## GOAL
Starting from the top of the material, restate each line exactly until the line that contains "ax.set_ylim(0, 200)", which is also copied. Pictures are excluded.
>> BEGIN
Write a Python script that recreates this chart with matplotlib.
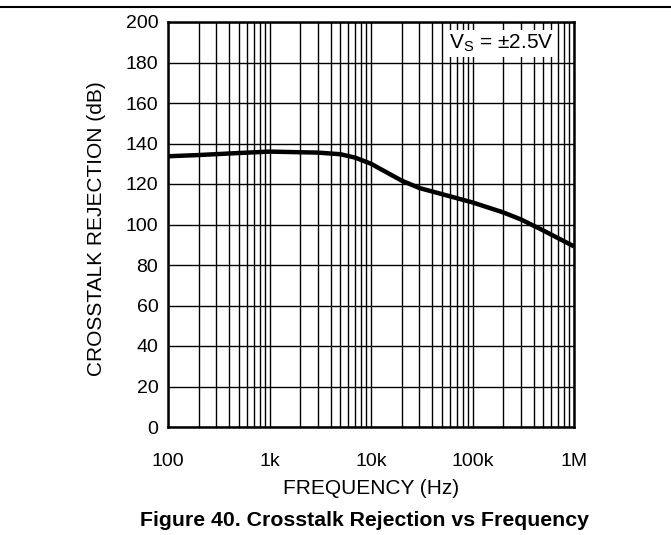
import numpy as np
import matplotlib
matplotlib.use('Agg')
import matplotlib.pyplot as plt
from matplotlib.ticker import FixedLocator, NullFormatter

plt.rcParams['font.family'] = ['Liberation Sans', 'DejaVu Sans']
plt.rcParams['mathtext.fontset'] = 'custom'
plt.rcParams['mathtext.rm'] = 'Liberation Sans'

# Curve
freq = [100, 200, 500, 1000, 3000, 5000, 7000, 10000, 20000, 30000, 50000,
        100000, 200000, 300000, 500000, 1000000]
rejection = [133.7, 134.3, 135.3, 136.0, 135.5, 134.7, 133.0, 130.0, 121.7,
             118.0, 115.0, 110.9, 106.0, 102.5, 97.0, 89.2]

x_ticks = [100, 1000, 10000, 100000, 1000000]
x_labels = ['100', '1k', '10k', '100k', '1M']
y_ticks = list(range(0, 201, 20))

fig = plt.figure(figsize=(6.71, 5.35), dpi=100)
ax = fig.add_axes([168 / 671, 1 - 427 / 535, (574 - 168) / 671, (427 - 22) / 535])

ax.set_xscale('log')
ax.set_xlim(100, 1e6)
ax.set_ylim(0, 200)

# grid: every 1..9 per decade, every 20 dB
minor = [m * 10 ** d for d in range(2, 6) for m in range(2, 10)]
ax.xaxis.set_major_locator(FixedLocator(x_ticks))
ax.xaxis.set_minor_locator(FixedLocator(minor))
ax.xaxis.set_minor_formatter(NullFormatter())
ax.set_xticklabels(x_labels)
ax.set_yticks(y_ticks)
ax.grid(True, which='both', color='black', linewidth=1.0)
ax.set_axisbelow(True)
ax.tick_params(which='both', length=0, labelsize=14)
ax.tick_params(axis='x', pad=19)
ax.tick_params(axis='y', pad=7)

for s in ax.spines.values():
    s.set_linewidth(1.8)

ax.plot(freq, rejection, color='black', linewidth=3.2, solid_capstyle='butt')

ax.text(0.693, 0.948, r'V$_\mathrm{S}$ = ±2.5V', transform=ax.transAxes,
        fontsize=15, ha='left', va='center',
        bbox=dict(facecolor='white', edgecolor='none', pad=2))

ax.set_xlabel('FREQUENCY (Hz)', fontsize=15, va='center')
ax.xaxis.set_label_coords(0.5, -0.153)
ax.set_ylabel('CROSSTALK REJECTION (dB)', fontsize=15, va='center')
ax.yaxis.set_label_coords(-0.175, 0.49)

fig.text(364 / 671, 1 - 520 / 535, 'Figure 40. Crosstalk Rejection vs Frequency',
         fontsize=15.3, fontweight='bold', ha='center', va='center')

# rule across the top of the page
fig.add_artist(plt.Line2D([0, 1], [1 - 7 / 535, 1 - 7 / 535], color='black',
                          linewidth=1.5, transform=fig.transFigure))

fig.savefig('out.png', dpi=100)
>> END
## ANSWER FOR THE TASK
Write a Python script that recreates this chart with matplotlib.
import numpy as np
import matplotlib
matplotlib.use('Agg')
import matplotlib.pyplot as plt
from matplotlib.ticker import FixedLocator, NullFormatter

plt.rcParams['font.family'] = ['Liberation Sans', 'DejaVu Sans']
plt.rcParams['mathtext.fontset'] = 'custom'
plt.rcParams['mathtext.rm'] = 'Liberation Sans'

# Curve
freq = [100, 200, 500, 1000, 3000, 5000, 7000, 10000, 20000, 30000, 50000,
        100000, 200000, 300000, 500000, 1000000]
rejection = [133.7, 134.3, 135.3, 136.0, 135.5, 134.7, 133.0, 130.0, 121.7,
             118.0, 115.0, 110.9, 106.0, 102.5, 97.0, 89.2]

x_ticks = [100, 1000, 10000, 100000, 1000000]
x_labels = ['100', '1k', '10k', '100k', '1M']
y_ticks = list(range(0, 201, 20))

fig = plt.figure(figsize=(6.71, 5.35), dpi=100)
ax = fig.add_axes([168 / 671, 1 - 427 / 535, (574 - 168) / 671, (427 - 22) / 535])

ax.set_xscale('log')
ax.set_xlim(100, 1e6)
ax.set_ylim(0, 200)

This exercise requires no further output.